[To do]:
Word for word, transcribe the lines below and drop the pictures.

[Collected material]:
* * * * *

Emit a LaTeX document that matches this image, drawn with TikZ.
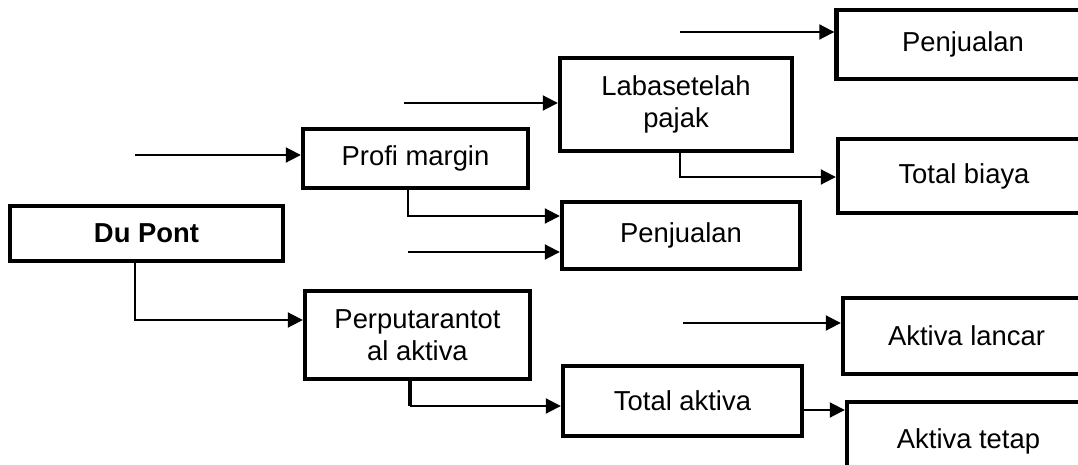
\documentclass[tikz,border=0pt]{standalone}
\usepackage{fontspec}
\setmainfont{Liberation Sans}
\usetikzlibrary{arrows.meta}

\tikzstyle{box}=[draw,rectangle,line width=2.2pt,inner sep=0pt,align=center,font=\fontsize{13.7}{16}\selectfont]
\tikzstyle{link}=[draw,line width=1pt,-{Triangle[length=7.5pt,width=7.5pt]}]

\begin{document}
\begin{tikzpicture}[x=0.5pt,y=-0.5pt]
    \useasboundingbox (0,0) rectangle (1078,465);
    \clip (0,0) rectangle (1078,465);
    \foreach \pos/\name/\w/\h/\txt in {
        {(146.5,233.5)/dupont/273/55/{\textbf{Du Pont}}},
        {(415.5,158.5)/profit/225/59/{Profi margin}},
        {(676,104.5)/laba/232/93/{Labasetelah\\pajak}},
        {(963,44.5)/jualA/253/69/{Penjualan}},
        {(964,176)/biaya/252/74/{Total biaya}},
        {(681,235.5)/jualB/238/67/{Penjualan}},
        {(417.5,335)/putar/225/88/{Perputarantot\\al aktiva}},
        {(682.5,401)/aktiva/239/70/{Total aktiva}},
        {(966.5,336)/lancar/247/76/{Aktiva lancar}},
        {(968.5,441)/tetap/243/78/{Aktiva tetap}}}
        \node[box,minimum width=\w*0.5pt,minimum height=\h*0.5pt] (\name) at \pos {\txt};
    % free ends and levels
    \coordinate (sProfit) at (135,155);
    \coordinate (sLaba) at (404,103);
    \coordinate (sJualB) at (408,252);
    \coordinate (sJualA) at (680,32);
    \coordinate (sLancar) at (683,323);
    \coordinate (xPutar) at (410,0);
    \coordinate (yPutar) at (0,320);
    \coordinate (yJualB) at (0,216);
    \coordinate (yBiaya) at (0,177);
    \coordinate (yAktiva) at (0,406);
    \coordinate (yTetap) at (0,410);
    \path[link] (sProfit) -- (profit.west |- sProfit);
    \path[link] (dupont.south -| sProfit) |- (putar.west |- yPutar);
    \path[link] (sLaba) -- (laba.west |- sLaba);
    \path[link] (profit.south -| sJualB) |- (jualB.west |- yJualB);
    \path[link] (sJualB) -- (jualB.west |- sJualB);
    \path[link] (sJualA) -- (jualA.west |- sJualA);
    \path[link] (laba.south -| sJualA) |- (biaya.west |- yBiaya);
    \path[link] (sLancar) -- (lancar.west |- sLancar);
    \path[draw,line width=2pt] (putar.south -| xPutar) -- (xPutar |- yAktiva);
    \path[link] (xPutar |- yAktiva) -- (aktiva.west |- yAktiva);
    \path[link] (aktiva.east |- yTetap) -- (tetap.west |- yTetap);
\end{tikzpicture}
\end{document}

* * * * *

[Answer]:
Emit a LaTeX document that matches this image, drawn with TikZ.
\documentclass[tikz,border=0pt]{standalone}
\usepackage{fontspec}
\setmainfont{Liberation Sans}
\usetikzlibrary{arrows.meta}

\tikzstyle{box}=[draw,rectangle,line width=2.2pt,inner sep=0pt,align=center,font=\fontsize{13.7}{16}\selectfont]
\tikzstyle{link}=[draw,line width=1pt,-{Triangle[length=7.5pt,width=7.5pt]}]

\begin{document}
\begin{tikzpicture}[x=0.5pt,y=-0.5pt]
    \useasboundingbox (0,0) rectangle (1078,465);
    \clip (0,0) rectangle (1078,465);
    \foreach \pos/\name/\w/\h/\txt in {
        {(146.5,233.5)/dupont/273/55/{\textbf{Du Pont}}},
        {(415.5,158.5)/profit/225/59/{Profi margin}},
        {(676,104.5)/laba/232/93/{Labasetelah\\pajak}},
        {(963,44.5)/jualA/253/69/{Penjualan}},
        {(964,176)/biaya/252/74/{Total biaya}},
        {(681,235.5)/jualB/238/67/{Penjualan}},
        {(417.5,335)/putar/225/88/{Perputarantot\\al aktiva}},
        {(682.5,401)/aktiva/239/70/{Total aktiva}},
        {(966.5,336)/lancar/247/76/{Aktiva lancar}},
        {(968.5,441)/tetap/243/78/{Aktiva tetap}}}
        \node[box,minimum width=\w*0.5pt,minimum height=\h*0.5pt] (\name) at \pos {\txt};
    % free ends and levels
    \coordinate (sProfit) at (135,155);
    \coordinate (sLaba) at (404,103);
    \coordinate (sJualB) at (408,252);
    \coordinate (sJualA) at (680,32);
    \coordinate (sLancar) at (683,323);
    \coordinate (xPutar) at (410,0);
    \coordinate (yPutar) at (0,320);
    \coordinate (yJualB) at (0,216);
    \coordinate (yBiaya) at (0,177);
    \coordinate (yAktiva) at (0,406);
    \coordinate (yTetap) at (0,410);
    \path[link] (sProfit) -- (profit.west |- sProfit);
    \path[link] (dupont.south -| sProfit) |- (putar.west |- yPutar);
    \path[link] (sLaba) -- (laba.west |- sLaba);
    \path[link] (profit.south -| sJualB) |- (jualB.west |- yJualB);
    \path[link] (sJualB) -- (jualB.west |- sJualB);
    \path[link] (sJualA) -- (jualA.west |- sJualA);
    \path[link] (laba.south -| sJualA) |- (biaya.west |- yBiaya);
    \path[link] (sLancar) -- (lancar.west |- sLancar);
    \path[draw,line width=2pt] (putar.south -| xPutar) -- (xPutar |- yAktiva);
    \path[link] (xPutar |- yAktiva) -- (aktiva.west |- yAktiva);
    \path[link] (aktiva.east |- yTetap) -- (tetap.west |- yTetap);
\end{tikzpicture}
\end{document}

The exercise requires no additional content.